Bustling Passages: Braneworlds

Welcome to where time stands still.

No one leaves and no one will.

Metallica

Icarus III was becoming increasingly disillusioned with Heaven. He had expected it to be a liberal, forgiving environment. But instead, gambling was prohibited, metal silverware was forbidden, and smoking was no longer allowed. The most restrictive constraint of all was that Heaven was stuck on a Heavenbrane; its residents were forbidden to travel into the fifth dimension.

Everyone on the Heavenbrane knew about the fifth dimension and the existence of other branes. In fact, the righteous Heavenbraners often whispered about the unsavory characters sequestered on a Jailbrane not too far away. However, the Jailbraners couldn’t hear any of the slander that Heavenbraners spread about them, so all remained peaceful in the bulk and on the branes.

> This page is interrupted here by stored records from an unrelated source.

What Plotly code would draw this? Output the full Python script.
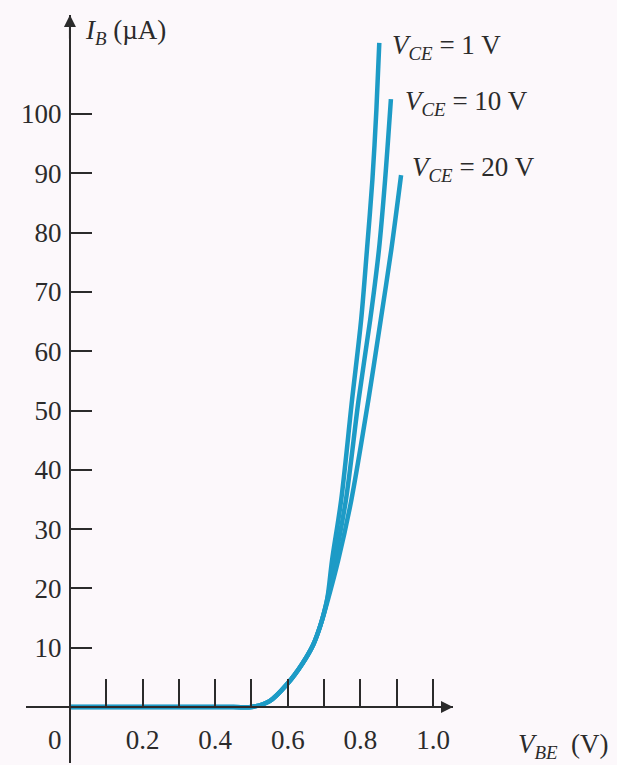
import plotly.graph_objects as go

# ---- data (V_BE in volts, I_B in microamps) ----
vbe_1v = [0.0, 0.45, 0.50, 0.55, 0.60, 0.64, 0.67, 0.69, 0.708, 0.722, 0.747, 0.777, 0.802, 0.818, 0.833, 0.844, 0.852]
ib_1v = [0, 0, 0, 1.0, 4.0, 7.3, 10.5, 13.8, 18.0, 24.8, 34.9, 51.8, 65.3, 77.1, 88.9, 100.7, 112.0]

vbe_10v = [0.0, 0.45, 0.50, 0.55, 0.60, 0.64, 0.67, 0.69, 0.708, 0.730, 0.760, 0.795, 0.827, 0.851, 0.868, 0.884]
ib_10v = [0, 0, 0, 1.0, 4.0, 7.3, 10.5, 13.8, 18.0, 24.8, 34.9, 51.8, 65.3, 77.1, 88.9, 102.5]

vbe_20v = [0.0, 0.45, 0.50, 0.55, 0.60, 0.64, 0.67, 0.69, 0.710, 0.739, 0.775, 0.822, 0.856, 0.885, 0.912]
ib_20v = [0, 0, 0, 1.0, 4.0, 7.3, 10.5, 13.8, 18.0, 24.8, 34.9, 51.8, 65.3, 77.1, 89.7]

curve_labels = ["<i>V</i><sub><i>CE</i></sub> = 1 V",
                "<i>V</i><sub><i>CE</i></sub> = 10 V",
                "<i>V</i><sub><i>CE</i></sub> = 20 V"]

x_tickvals = [0.1, 0.2, 0.3, 0.4, 0.5, 0.6, 0.7, 0.8, 0.9, 1.0]
x_ticktext = ["", "0.2", "", "0.4", "", "0.6", "", "0.8", "", "1.0"]
y_tickvals = [10, 20, 30, 40, 50, 60, 70, 80, 90, 100]
y_ticktext = ["10", "20", "30", "40", "50", "60", "70", "80", "90", "100"]

# ---- style ----
W, H = 617, 765
XR = [-0.121, 1.055]
YR = [-9.44, 116.7]
BG = "#fcf8fb"
INK = "#2b2b2b"
CURVE = "#1d9bc6"
SERIF = "Liberation Serif, Times New Roman, serif"
FS = 27

fig = go.Figure()
series = [(vbe_1v, ib_1v), (vbe_10v, ib_10v), (vbe_20v, ib_20v)]
for vx, iy in series:
    fig.add_trace(go.Scatter(x=vx, y=iy, mode="lines",
                             line=dict(color=CURVE, width=4.5, shape="spline", smoothing=0.9),
                             showlegend=False, hoverinfo="skip"))

label_offsets = [(11, -4), (12, -4), (9, 6)]
for (vx, iy), txt, (dx, dy) in zip(series, curve_labels, label_offsets):
    fig.add_annotation(x=vx[-1], y=iy[-1], text=txt, showarrow=False,
                       xanchor="left", yanchor="middle", xshift=dx, yshift=dy,
                       font=dict(family=SERIF, size=FS, color=INK))

xpos = (0 - YR[0]) / (YR[1] - YR[0])
ypos = (0 - XR[0]) / (XR[1] - XR[0])

fig.update_layout(
    width=W, height=H,
    margin=dict(l=26, r=W - 453, t=15, b=2, pad=0),
    paper_bgcolor=BG, plot_bgcolor=BG,
    xaxis=dict(range=XR, anchor="free", position=xpos, showline=True, linecolor=INK, linewidth=2,
               tickvals=x_tickvals, ticktext=x_ticktext, ticks="inside", ticklen=27, tickwidth=2,
               tickcolor=INK, showgrid=False, zeroline=False, ticklabelstandoff=9,
               tickfont=dict(family=SERIF, size=FS, color=INK)),
    yaxis=dict(range=YR, anchor="free", position=ypos, showline=True, linecolor=INK, linewidth=2,
               tickvals=y_tickvals, ticktext=y_ticktext, ticks="inside", ticklen=21, tickwidth=2,
               tickcolor=INK, showgrid=False, zeroline=False, ticklabelstandoff=2,
               tickfont=dict(family=SERIF, size=FS, color=INK)),
)

# axis arrows
fig.add_annotation(x=0, y=YR[1], xref="x", yref="y", text="", showarrow=True,
                   arrowhead=2, arrowsize=1.2, arrowwidth=2, arrowcolor=INK, ax=0, ay=25)
fig.add_annotation(x=XR[1], y=0, xref="x", yref="y", text="", showarrow=True,
                   arrowhead=2, arrowsize=1.2, arrowwidth=2, arrowcolor=INK, ax=-25, ay=0)

# axis titles and origin label
fig.add_annotation(x=0.036, y=113.8, text="<i>I</i><sub><i>B</i></sub> (µA)", showarrow=False,
                   xanchor="left", yanchor="middle", font=dict(family=SERIF, size=FS, color=INK))
fig.add_annotation(x=1.148, xref="paper", y=-6.6, yref="y",
                   text="<i>V</i><sub><i>BE</i></sub>  (V)", showarrow=False,
                   xanchor="left", yanchor="middle", font=dict(family=SERIF, size=FS, color=INK))
fig.add_annotation(x=-0.041, y=-5.6, text="0", showarrow=False,
                   xanchor="center", yanchor="middle", font=dict(family=SERIF, size=FS, color=INK))

fig.write_html("out.html", config={"displayModeBar": False},
               post_script="document.body.style.margin='0px';document.body.style.overflow='hidden';")
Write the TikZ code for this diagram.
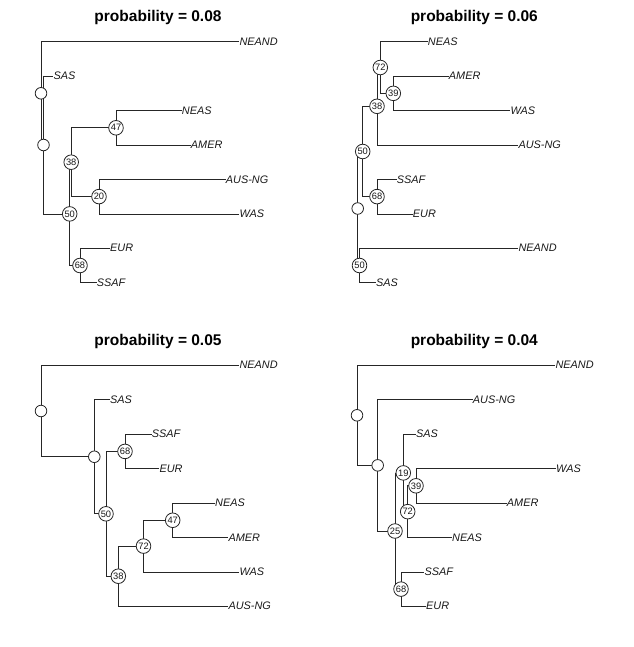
\documentclass[tikz,border=0pt]{standalone}
\usepackage{fontspec}
\setmainfont{Liberation Sans}
\begin{document}
\begin{tikzpicture}[x=1pt,y=-1pt,
  edge/.style={line width=0.75pt, draw=black!85},
  leaf/.style={anchor=west, inner sep=0pt, font=\fontsize{10.9}{12}\selectfont\itshape, text height=0.72em, text depth=0pt, text=black!90},
  numc/.style={circle, draw=black!85, line width=0.8pt, fill=white, minimum size=14.6pt, inner sep=0pt, font=\fontsize{9.3}{10}\selectfont, text=black!90},
  emptyc/.style={circle, draw=black!85, line width=0.8pt, fill=white, minimum size=11.6pt, inner sep=0pt},
  ttl/.style={font=\fontsize{15.5}{18}\selectfont\bfseries, anchor=base, inner sep=0pt}]
\useasboundingbox (0,0) rectangle (633,647);
% ---------------- panel 1 ----------------
\node[ttl] (t1) at (158,21.5) {probability = 0.08};
\coordinate (aE1) at (41,93.3);
\coordinate (aE2) at (43.5,145);
\coordinate (a50) at (69.7,213.9);
\coordinate (a38) at (71.2,162.2);
\coordinate (a47) at (116,127.8);
\coordinate (a20) at (99,196.6);
\coordinate (a68) at (80,265.5);
\node[leaf] (aNEAND) at (239.3,41.7) {NEAND};
\node[leaf] (aSAS) at (53.3,76.1) {SAS};
\node[leaf] (aNEAS) at (181.7,110.6) {NEAS};
\node[leaf] (aAMER) at (190.7,145) {AMER};
\node[leaf] (aAUS) at (225.7,179.4) {AUS-NG};
\node[leaf] (aWAS) at (239.3,213.9) {WAS};
\node[leaf] (aEUR) at (110,248.3) {EUR};
\node[leaf] (aSSAF) at (96.7,282.7) {SSAF};
\draw[edge] (aE1) |- (aNEAND.west);
\draw[edge] (aE1) |- (aE2);
\draw[edge] (aE2) |- (aSAS.west);
\draw[edge] (aE2) |- (a50);
\draw[edge] (a50) |- (a38);
\draw[edge] (a50) |- (a68);
\draw[edge] (a38) |- (a47);
\draw[edge] (a38) |- (a20);
\draw[edge] (a47) |- (aNEAS.west);
\draw[edge] (a47) |- (aAMER.west);
\draw[edge] (a20) |- (aAUS.west);
\draw[edge] (a20) |- (aWAS.west);
\draw[edge] (a68) |- (aEUR.west);
\draw[edge] (a68) |- (aSSAF.west);
\node[emptyc] (caE1) at (aE1) {};
\node[emptyc] (caE2) at (aE2) {};
\node[numc] (ca50) at (a50) {50};
\node[numc] (ca38) at (a38) {38};
\node[numc] (ca47) at (a47) {47};
\node[numc] (ca20) at (a20) {20};
\node[numc] (ca68) at (a68) {68};
% ---------------- panel 2 ----------------
\node[ttl] (t2) at (474.3,21.5) {probability = 0.06};
\coordinate (bE1) at (357.7,208.5);
\coordinate (b50a) at (362.7,151.5);
\coordinate (b50b) at (359.5,265.5);
\coordinate (b38) at (377,106.3);
\coordinate (b72) at (380.3,67.5);
\coordinate (b39) at (393.3,93.35);
\coordinate (b68) at (377,196.6);
\node[leaf] (bNEAS) at (427.7,41.7) {NEAS};
\node[leaf] (bAMER) at (448.7,76.1) {AMER};
\node[leaf] (bWAS) at (510.3,110.6) {WAS};
\node[leaf] (bAUS) at (518.3,145) {AUS-NG};
\node[leaf] (bSSAF) at (396.7,179.4) {SSAF};
\node[leaf] (bEUR) at (412.7,213.9) {EUR};
\node[leaf] (bNEAND) at (518.3,248.3) {NEAND};
\node[leaf] (bSAS) at (376,282.7) {SAS};
\draw[edge] (bE1) |- (b50a);
\draw[edge] (bE1) |- (b50b);
\draw[edge] (b50a) |- (b38);
\draw[edge] (b50a) |- (b68);
\draw[edge] (b38) |- (b72);
\draw[edge] (b38) |- (bAUS.west);
\draw[edge] (b72) |- (bNEAS.west);
\draw[edge] (b72) |- (b39);
\draw[edge] (b39) |- (bAMER.west);
\draw[edge] (b39) |- (bWAS.west);
\draw[edge] (b68) |- (bSSAF.west);
\draw[edge] (b68) |- (bEUR.west);
\draw[edge] (b50b) |- (bNEAND.west);
\draw[edge] (b50b) |- (bSAS.west);
\node[emptyc] (cbE1) at (bE1) {};
\node[numc] (cb50a) at (b50a) {50};
\node[numc] (cb50b) at (b50b) {50};
\node[numc] (cb38) at (b38) {38};
\node[numc] (cb72) at (b72) {72};
\node[numc] (cb39) at (b39) {39};
\node[numc] (cb68) at (b68) {68};
% ---------------- panel 3 ----------------
\node[ttl] (t3) at (158,345.5) {probability = 0.05};
\coordinate (cE1) at (41,411);
\coordinate (cE2) at (94.3,456.75);
\coordinate (c50) at (106,513.8);
\coordinate (c68) at (125,451.4);
\coordinate (c38) at (118.3,576.2);
\coordinate (c72) at (143.5,546.1);
\coordinate (c47) at (172.7,520.25);
\node[leaf] (cNEAND) at (239.3,365.3) {NEAND};
\node[leaf] (cSAS) at (110,399.7) {SAS};
\node[leaf] (cSSAF) at (151.7,434.2) {SSAF};
\node[leaf] (cEUR) at (159.3,468.6) {EUR};
\node[leaf] (cNEAS) at (215,503) {NEAS};
\node[leaf] (cAMER) at (228.3,537.5) {AMER};
\node[leaf] (cWAS) at (239.3,571.9) {WAS};
\node[leaf] (cAUS) at (228.3,606.3) {AUS-NG};
\draw[edge] (cE1) |- (cNEAND.west);
\draw[edge] (cE1) |- (cE2);
\draw[edge] (cE2) |- (cSAS.west);
\draw[edge] (cE2) |- (c50);
\draw[edge] (c50) |- (c68);
\draw[edge] (c50) |- (c38);
\draw[edge] (c68) |- (cSSAF.west);
\draw[edge] (c68) |- (cEUR.west);
\draw[edge] (c38) |- (c72);
\draw[edge] (c38) |- (cAUS.west);
\draw[edge] (c72) |- (c47);
\draw[edge] (c72) |- (cWAS.west);
\draw[edge] (c47) |- (cNEAS.west);
\draw[edge] (c47) |- (cAMER.west);
\node[emptyc] (ccE1) at (cE1) {};
\node[emptyc] (ccE2) at (cE2) {};
\node[numc] (cc50) at (c50) {50};
\node[numc] (cc68) at (c68) {68};
\node[numc] (cc38) at (c38) {38};
\node[numc] (cc72) at (c72) {72};
\node[numc] (cc47) at (c47) {47};
% ---------------- panel 4 ----------------
\node[ttl] (t4) at (474.3,345.5) {probability = 0.04};
\coordinate (dE1) at (357,415.3);
\coordinate (dE2) at (377.7,465.35);
\coordinate (d25) at (395,531);
\coordinate (d19) at (403.3,472.9);
\coordinate (d72) at (407.7,511.65);
\coordinate (d39) at (416,485.8);
\coordinate (d68) at (401,589.1);
\node[leaf] (dNEAND) at (555.3,365.3) {NEAND};
\node[leaf] (dAUS) at (472.7,399.7) {AUS-NG};
\node[leaf] (dSAS) at (416,434.2) {SAS};
\node[leaf] (dWAS) at (556,468.6) {WAS};
\node[leaf] (dAMER) at (506.7,503) {AMER};
\node[leaf] (dNEAS) at (452,537.5) {NEAS};
\node[leaf] (dSSAF) at (424.3,571.9) {SSAF};
\node[leaf] (dEUR) at (426,606.3) {EUR};
\draw[edge] (dE1) |- (dNEAND.west);
\draw[edge] (dE1) |- (dE2);
\draw[edge] (dE2) |- (dAUS.west);
\draw[edge] (dE2) |- (d25);
\draw[edge] (d25) |- (d19);
\draw[edge] (d25) |- (d68);
\draw[edge] (d19) |- (dSAS.west);
\draw[edge] (d19) |- (d72);
\draw[edge] (d72) |- (d39);
\draw[edge] (d72) |- (dNEAS.west);
\draw[edge] (d39) |- (dWAS.west);
\draw[edge] (d39) |- (dAMER.west);
\draw[edge] (d68) |- (dSSAF.west);
\draw[edge] (d68) |- (dEUR.west);
\node[emptyc] (cdE1) at (dE1) {};
\node[emptyc] (cdE2) at (dE2) {};
\node[numc] (cd25) at (d25) {25};
\node[numc] (cd19) at (d19) {19};
\node[numc] (cd72) at (d72) {72};
\node[numc] (cd39) at (d39) {39};
\node[numc] (cd68) at (d68) {68};
\end{tikzpicture}
\end{document}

From the perspective of the “duality revolution,” you might think that branes were a great boon to people trying to connect string theory to the visible universe. If all of the different formulations of string theory are in fact one and the same, physicists would no longer be faced with the daunting task of finding the rules by which nature chooses among them. There is no need to play favorites if all of the string theories appearing in different guises are actually the same.

But nice as it would be to think that we are closer to finding the connection between string theory and the Standard Model, the task is not so simple. Although branes were critical to the dualities that reduced the number of distinct manifestations of string theory, they actually increased the number of ways in which the Standard Model might emerge. That is because branes can house particles and forces that string theorists didn’t take into account when they originally developed string theory. Because of the many possibilities as to what types of brane exist and where they are situated in the higher-dimensional space of string theory, there are conceivably many new ways to realize the Standard Model in string theory that no one had thought about before. The forces of the Standard Model do not necessarily arise from a single fundamental string: they could instead be new forces that emerge from strings extended among different branes. Although dualities tell us that the original five versions of superstring theory are equivalent, the number of braneworlds that are conceivable in string theory is stupendous.